Pressed on whether he could end the war in just a few months, Trump added:
“I think we’re gonna get it done, yeah. … If it wasn’t for tariffs and trade, I wouldn’t have been able to make the deals.”
‘Tough, smart leaders’
Earlier in the conversation, O’Donnell asked Trump who was tougher to deal with – Putin or China’s Xi Jinping. Trump said both were formidable figures.
“Both tough. Both smart,” he said. “They’re not people to be toyed with… These are serious people. These are people that are tough, smart leaders.”
Trump went on to defend his approach to diplomacy, saying he had “rolled out the red carpet for everybody,” not only Putin – a likely reference to his summit with Putin in Alaska, when the two walked side by side on a red carpet during Putin’s reception.
When O’Donnell asked about the lack of a ceasefire in Ukraine, Trump said Putin believed he was “winning,” blaming what he described as former President Joe Biden’s weak leadership.
On US weaponry for Kyiv
Trump acknowledged that Biden had supplied Ukraine with vast sums and advanced weapons, but used the point to highlight his own record of military spending.
“Joe Biden gave $350 billion to Ukraine, including a lot of weapons, a tremendous amount of weapons, which allowed them to fight, ’cause we make the best weapons in the world,” Trump said. “I rebuilt our military during my first term. They used a lotta those weapons in that war.”

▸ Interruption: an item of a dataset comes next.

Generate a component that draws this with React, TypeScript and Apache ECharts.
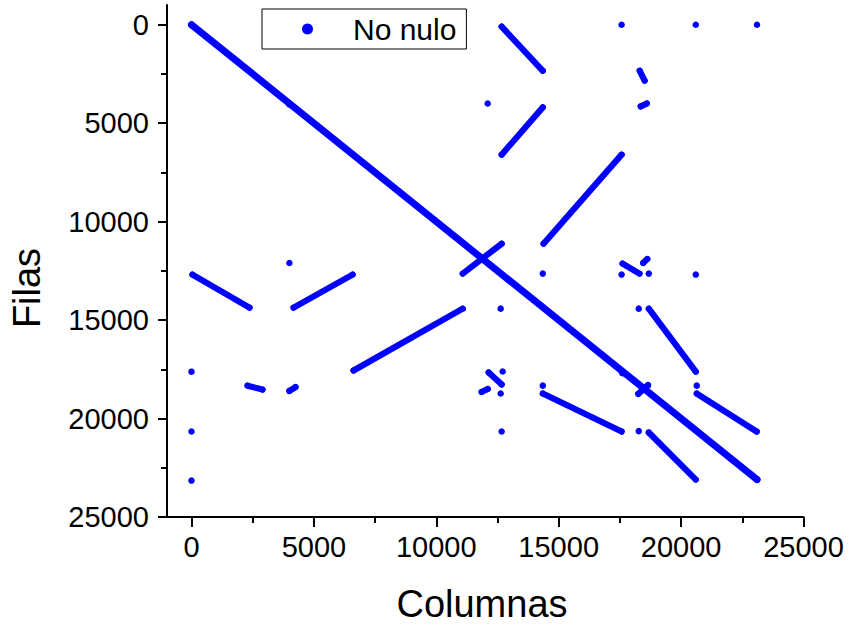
import React, { useEffect, useRef } from "react";
import * as echarts from "echarts";

// Main diagonal (column, row)
const diagX = [0, 23100];
const diagY = [0, 23100];

// Off-diagonal segments of non-zero entries: start/end (column, row)
const segX0 = [12670, 14350, 17570, 12670, 40, 4170, 6620, 2290, 12140, 14350, 17610, 18680, 20640, 18680, 18310, 18350, 11850, 4000, 18450, 18250];
const segY0 = [100, 4200, 6600, 11120, 12690, 14370, 17560, 18330, 17660, 18730, 12130, 14420, 18730, 20710, 2340, 4150, 18650, 18600, 12100, 18750];
const segX1 = [14350, 12670, 14380, 11080, 2370, 6580, 11080, 2900, 12670, 17570, 18300, 20600, 23090, 20600, 18510, 18600, 12100, 4250, 18620, 18650];
const segY1 = [2340, 6600, 11120, 12640, 14370, 12690, 14420, 18530, 18270, 20660, 12640, 17620, 20660, 23100, 2840, 4000, 18500, 18400, 11900, 18300];

// Isolated non-zero entries (column, row)
const dotX = [4000, 12100, 4000, 17570, 20600, 23100, 14350, 17570, 18680, 20600, 0, 0, 0, 12630, 12710, 12630, 12670, 14350, 18270, 18640, 20640, 18270, 17600];
const dotY = [4050, 4000, 12100, 0, 0, 0, 12640, 12690, 12640, 12690, 17620, 20660, 23150, 14420, 17610, 18730, 20660, 18330, 14420, 18330, 18330, 20640, 17700];

const majorTicks = [0, 5000, 10000, 15000, 20000, 25000];
const minorTicks = [2500, 7500, 12500, 17500, 22500];

const BLUE = "#0000FF";
const FONT = "Arial, 'Liberation Sans', sans-serif";

export default function App() {
  const ref = useRef<HTMLDivElement>(null);
  useEffect(() => {
    if (!ref.current) return;
    const chart = echarts.init(ref.current, undefined, { renderer: "svg" });

    const mkLine = (data: number[][], w: number) => ({
      name: "No nulo",
      type: "line",
      xAxisIndex: 0,
      yAxisIndex: 0,
      data,
      symbol: "circle",
      symbolSize: w,
      showSymbol: true,
      showAllSymbol: true,
      lineStyle: { color: BLUE, width: w, cap: "round", opacity: 1 },
      itemStyle: { color: BLUE, borderWidth: 0, opacity: 1 },
      emphasis: { disabled: true },
      silent: true,
    });

    const lineSeries: any[] = [mkLine(diagX.map((x, i) => [x, diagY[i]]), 7)];
    segX0.forEach((x0, i) => {
      lineSeries.push(
        mkLine(
          [
            [x0, segY0[i]],
            [segX1[i], segY1[i]],
          ],
          6.2
        )
      );
    });

    const fmt = (v: number) => String(v);

    chart.setOption({
      animation: false,
      backgroundColor: "#ffffff",
      grid: { left: 167, right: 46.5, top: 5, bottom: 111, containLabel: false },
      legend: {
        data: [{ name: "No nulo", icon: "circle" }],
        left: 262,
        top: 9,
        orient: "horizontal",
        itemWidth: 11,
        itemHeight: 11,
        borderColor: "#000",
        borderWidth: 1,
        borderRadius: 0,
        padding: [4, 10, 4, 40],
        textStyle: {
          fontSize: 30,
          fontFamily: FONT,
          color: "#000",
          lineHeight: 32,
          padding: [0, 0, 0, 35],
        },
        selectedMode: false,
      },
      xAxis: [
        {
          type: "value",
          min: -1000,
          max: 25000,
          splitLine: { show: false },
          position: "bottom",
          axisLine: { show: true, onZero: false, lineStyle: { color: "#000", width: 2 } },
          axisTick: {
            show: true,
            inside: false,
            length: 10,
            customValues: majorTicks,
            lineStyle: { color: "#000", width: 2 },
          },
          axisLabel: {
            show: true,
            customValues: majorTicks,
            formatter: fmt,
            fontSize: 29,
            fontFamily: FONT,
            color: "#000",
            margin: 15,
          },
        },
        {
          type: "value",
          min: -1000,
          max: 25000,
          splitLine: { show: false },
          position: "bottom",
          axisLine: { show: false, onZero: false },
          axisTick: {
            show: true,
            inside: false,
            length: 6,
            customValues: minorTicks,
            lineStyle: { color: "#000", width: 2 },
          },
          axisLabel: { show: false },
        },
      ],
      yAxis: [
        {
          type: "value",
          min: -1000,
          max: 25000,
          splitLine: { show: false },
          inverse: true,
          position: "left",
          axisLine: { show: true, onZero: false, lineStyle: { color: "#000", width: 2 } },
          axisTick: {
            show: true,
            inside: false,
            length: 9,
            customValues: majorTicks,
            lineStyle: { color: "#000", width: 2 },
          },
          axisLabel: {
            show: true,
            customValues: majorTicks,
            formatter: fmt,
            fontSize: 29,
            fontFamily: FONT,
            color: "#000",
            margin: 18,
          },
        },
        {
          type: "value",
          min: -1000,
          max: 25000,
          splitLine: { show: false },
          inverse: true,
          position: "left",
          axisLine: { show: false, onZero: false },
          axisTick: {
            show: true,
            inside: false,
            length: 6,
            customValues: minorTicks,
            lineStyle: { color: "#000", width: 2 },
          },
          axisLabel: { show: false },
        },
      ],
      graphic: [
        {
          type: "text",
          x: 482,
          y: 604,
          style: {
            text: "Columnas",
            fontSize: 38,
            fontFamily: FONT,
            fill: "#000",
            textAlign: "center",
            textVerticalAlign: "middle",
          },
        },
        {
          type: "text",
          x: 27,
          y: 288,
          rotation: Math.PI / 2,
          style: {
            text: "Filas",
            fontSize: 38,
            fontFamily: FONT,
            fill: "#000",
            textAlign: "center",
            textVerticalAlign: "middle",
          },
        },
      ],
      series: [
        {
          name: "No nulo",
          type: "scatter",
          xAxisIndex: 0,
          yAxisIndex: 0,
          symbol: "circle",
          symbolSize: 6.5,
          itemStyle: { color: BLUE, opacity: 1 },
          emphasis: { disabled: true },
          data: dotX.map((x, i) => [x, dotY[i]]),
          silent: true,
        },
        ...lineSeries,
      ],
    });

    return () => chart.dispose();
  }, []);

  return <div ref={ref} style={{ width: 850, height: 628, position: "absolute", left: 0, top: 0 }} />;
}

Trump’s $350 billion claim contradicts official US figures and remains unsubstantiated.
He argued instead that the war itself – not the US response to it – was a consequence of Biden’s presidency.
“That was a war that would’ve never happened if I was president,” Trump said. “[Putin] even said that.”
He offered no specific plan for ending the war, nor any indication of what a negotiated settlement might involve for Ukraine. Instead, he framed the issue around his own ability to “do business” with Putin and contrasted that with what he described as Biden’s failure to deter the invasion.
His remarks come as Russian forces continue attacking civilian areas across eastern and southern Ukraine, and as US military support for Kyiv shifts from direct aid to arms purchases.